GPCR-Filter: a deep learning framework for efficient and precise GPCR modulator discovery
This work addresses the slow and costly process of GPCR modulator discovery for pharmacology and drug development, representing a strong specific gain rather than a foundational advancement.
The authors tackled the challenge of discovering GPCR modulators by developing GPCR-Filter, a deep learning framework that integrates protein language models and graph neural networks, which outperformed state-of-the-art models and identified micromolar-level agonists for the 5-HT1A receptor.

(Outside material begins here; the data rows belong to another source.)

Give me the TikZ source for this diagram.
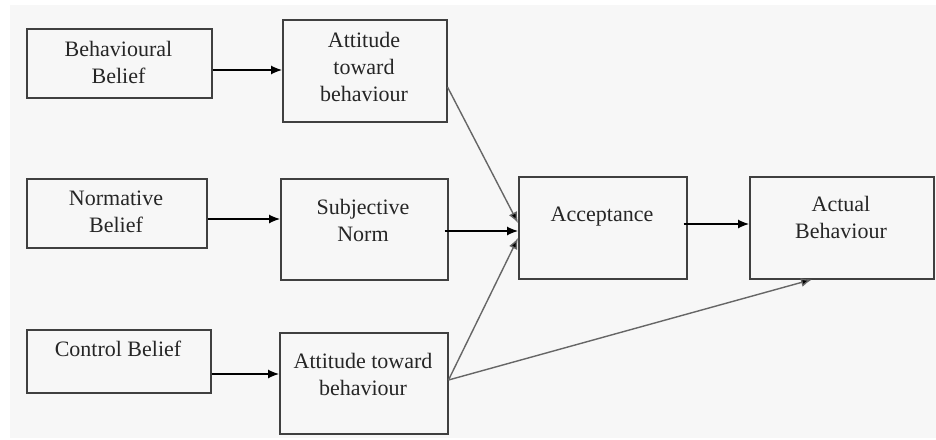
\documentclass[tikz,border=0pt]{standalone}
\usepackage{fontspec}
\setmainfont{Liberation Serif}
\newfontfamily\tms{Liberation Serif}
\usetikzlibrary{arrows.meta}
\tikzset{
  box/.style={draw=black!75, line width=1.5pt, rectangle, inner sep=0pt, anchor=north west},
  lbl/.style={align=center, font=\tms\fontsize{22}{27}\selectfont, inner sep=0pt, text=black!85},
  harrow/.style={line width=1.2pt, -{Latex[length=11pt,width=9pt]}},
  darrow/.style={draw=black!60, line width=1.4pt, -{Latex[length=11pt,width=9pt,fill=black]}},
}
\begin{document}
\begin{tikzpicture}[x=1pt,y=-1pt]
\useasboundingbox (0,0) rectangle (936,439);
\fill[black!3] (10,5) rectangle (936,438);
% boxes
\node[box, minimum width=185pt, minimum height=69pt] (bb) at (26,28) {};
\node[box, minimum width=164pt, minimum height=102pt] (at1) at (282,19) {};
\node[box, minimum width=180pt, minimum height=69pt] (nb) at (26,178) {};
\node[box, minimum width=167pt, minimum height=101pt] (sn) at (280,178) {};
\node[box, minimum width=184pt, minimum height=63pt] (cb) at (26,329) {};
\node[box, minimum width=168pt, minimum height=101pt] (at2) at (279,332) {};
\node[box, minimum width=168pt, minimum height=102pt] (acc) at (518,176) {};
\node[box, minimum width=184pt, minimum height=102pt] (ab) at (749,176) {};
% labels
\node[lbl] (tbb) at (118.5,62) {Behavioural\\Belief};
\node[lbl] (tat1) at (364,67) {Attitude\\toward\\behaviour};
\node[lbl] (tnb) at (116,212) {Normative\\Belief};
\node[lbl] (tsn) at (363,220) {Subjective\\Norm};
\node[lbl] (tcb) at (118,349) {Control Belief};
\node[lbl] (tat2) at (363,374) {Attitude toward\\behaviour};
\node[lbl] (tacc) at (602,217) {Acceptance};
\node[lbl] (tab) at (841,217.5) {Actual\\Behaviour};
% arrows
\draw[harrow] (bb.east |- 0,70) -- (at1.west |- 0,70);
\draw[harrow] (nb.east |- 0,219) -- (sn.west |- 0,219);
\draw[harrow] (cb.east |- 0,374) -- (at2.west |- 0,374);
\draw[harrow] (acc.east |- 0,224) ++(-4,0) -- (ab.west |- 0,224);
\draw[darrow] (at1.east |- 0,87) -- (acc.west |- 0,223);
\draw[harrow] (sn.east |- 0,231) ++(-4,0) -- (acc.west |- 0,231);
\draw[darrow] (at2.east |- 0,380) -- (acc.west |- 0,238);
\draw[darrow] (at2.east |- 0,380) -- (ab.south -| 812,0);
\end{tikzpicture}
\end{document}
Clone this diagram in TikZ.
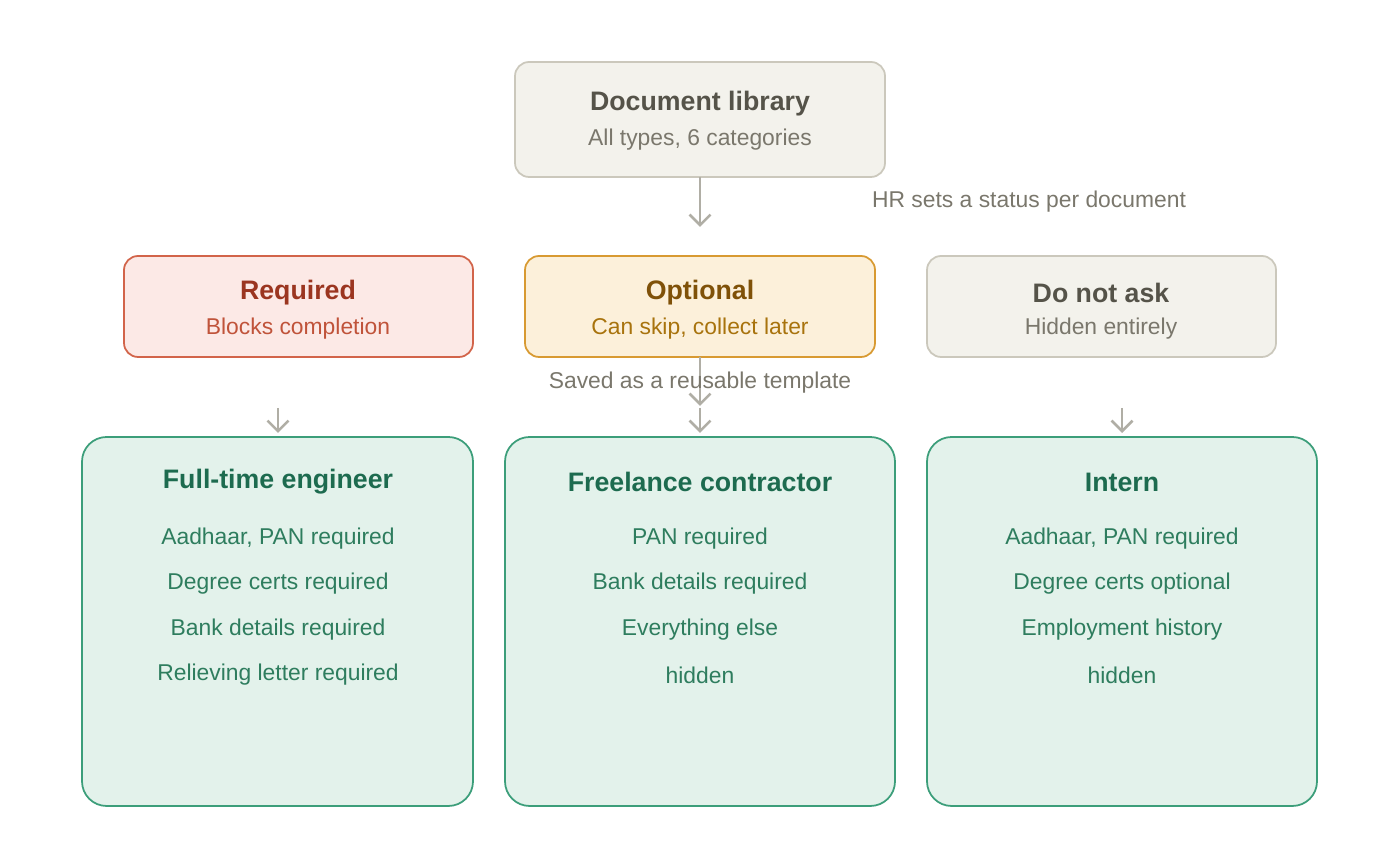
\documentclass[tikz,border=0pt]{standalone}
\usepackage{fontspec}
\setmainfont{Liberation Sans}
\usetikzlibrary{arrows.meta}
\definecolor{greyfill}{HTML}{F3F2EC}
\definecolor{greyline}{HTML}{CBC8BC}
\definecolor{greytitle}{HTML}{555349}
\definecolor{greytext}{HTML}{7A776C}
\definecolor{redfill}{HTML}{FCE9E6}
\definecolor{redline}{HTML}{D2644A}
\definecolor{redtitle}{HTML}{9B3520}
\definecolor{redtext}{HTML}{C0533A}
\definecolor{orfill}{HTML}{FCF0DA}
\definecolor{orline}{HTML}{D89A32}
\definecolor{ortitle}{HTML}{7F5108}
\definecolor{ortext}{HTML}{A8730D}
\definecolor{grfill}{HTML}{E3F2EB}
\definecolor{grline}{HTML}{3C9E7A}
\definecolor{grtitle}{HTML}{1D6B4F}
\definecolor{grtext}{HTML}{2E7D5E}
\definecolor{arrowc}{HTML}{B0AEA5}
\begin{document}
\begin{tikzpicture}
[
  x=0.01cm, y=-0.01cm,
  box/.style={draw, line width=0.5pt, rounded corners=4pt, inner sep=0pt},
  ttl/.style={font=\bfseries\fontsize{7.6}{9}\selectfont},
  sub/.style={font=\fontsize{6.5}{8}\selectfont},
  arr/.style={draw=arrowc, line width=0.75pt, -{Straight Barb[length=3pt,width=6pt]}}
]
\useasboundingbox (0,0) rectangle (1400,865);

% top
\draw[box, draw=greyline, fill=greyfill] (515,62) rectangle (885,177);
\node[ttl, text=greytitle] (lib) at (700,104) {Document library};
\node[sub, text=greytext] (libs) at (700,140) {All types, 6 categories};
\coordinate (libb) at (700,177);
\coordinate (libt) at (700,227);
\draw[arr] (libb) -- (libt);
\node[sub, text=greytext] (hr) at (1029,202) {HR sets a status per document};

% statuses
\draw[box, draw=redline, fill=redfill] (124,256) rectangle (473,357);
\node[ttl, text=redtitle] (req) at (298,293) {Required};
\node[sub, text=redtext] (reqs) at (298,329) {Blocks completion};

\draw[box, draw=orline, fill=orfill] (525,256) rectangle (875,357);
\node[ttl, text=ortitle] (opt) at (700,293) {Optional};
\node[sub, text=ortext] (opts) at (700,329) {Can skip, collect later};

\draw[box, draw=greyline, fill=greyfill] (927,256) rectangle (1276,357);
\node[ttl, text=greytitle] (dna) at (1101,293) {Do not ask};
\node[sub, text=greytext] (dnas) at (1101,329) {Hidden entirely};

\coordinate (optb) at (700,357);
\coordinate (optm) at (700,406);
\draw[arr] (optb) -- (optm);
\node[sub, text=greytext] (saved) at (700,383) {Saved as a reusable template};

% short arrows
\foreach \n/\xx in {a/278, b/700, c/1122}
{
  \coordinate (s\n) at (\xx,408);
  \coordinate (e\n) at (\xx,433);
  \draw[arr] (s\n) -- (e\n);
}

% templates
\draw[box, draw=grline, fill=grfill, rounded corners=7pt] (82,437) rectangle (473,806);
\draw[box, draw=grline, fill=grfill, rounded corners=7pt] (505,437) rectangle (895,806);
\draw[box, draw=grline, fill=grfill, rounded corners=7pt] (927,437) rectangle (1317,806);

\node[ttl, text=grtitle] (fte) at (278,482) {Full-time engineer};
\node[sub, text=grtext] (fte1) at (278,539) {Aadhaar, PAN required};
\node[sub, text=grtext] (fte2) at (278,584) {Degree certs required};
\node[sub, text=grtext] (fte3) at (278,630) {Bank details required};
\node[sub, text=grtext] (fte4) at (278,675) {Relieving letter required};

\node[ttl, text=grtitle] (flc) at (700,482) {Freelance contractor};
\node[sub, text=grtext] (flc1) at (700,539) {PAN required};
\node[sub, text=grtext] (flc2) at (700,584) {Bank details required};
\node[sub, text=grtext] (flc3) at (700,630) {Everything else};
\node[sub, text=grtext] (flc4) at (700,675) {hidden};

\node[ttl, text=grtitle] (int) at (1122,482) {Intern};
\node[sub, text=grtext] (int1) at (1122,539) {Aadhaar, PAN required};
\node[sub, text=grtext] (int2) at (1122,584) {Degree certs optional};
\node[sub, text=grtext] (int3) at (1122,630) {Employment history};
\node[sub, text=grtext] (int4) at (1122,675) {hidden};

\end{tikzpicture}
\end{document}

G protein-coupled receptors (GPCRs) govern diverse physiological processes and are central to modern pharmacology. Yet discovering GPCR modulators remains challenging because receptor activation often arises from complex allosteric effects rather than direct binding affinity, and conventional assays are slow, costly, and not optimized for capturing these dynamics. Here we present GPCR-Filter, a deep learning framework specifically developed for GPCR modulator discovery. We assembled a high-quality dataset of over 90,000 experimentally validated GPCR-ligand pairs, providing a robust foundation for training and evaluation. GPCR-Filter integrates the ESM-3 protein language model for high-fidelity GPCR sequence representations with graph neural networks that encode ligand structures, coupled through an attention-based fusion mechanism that learns receptor-ligand functional relationships. Across multiple evaluation settings, GPCR-Filter consistently outperforms state-of-the-art compound-protein interaction models and exhibits strong generalization to unseen receptors and ligands. Notably, the model successfully identified micromolar-level agonists of the 5-HT\textsubscript{1A} receptor with distinct chemical frameworks. These results establish GPCR-Filter as a scalable and effective computational approach for GPCR modulator discovery, advancing AI-assisted drug development for complex signaling systems.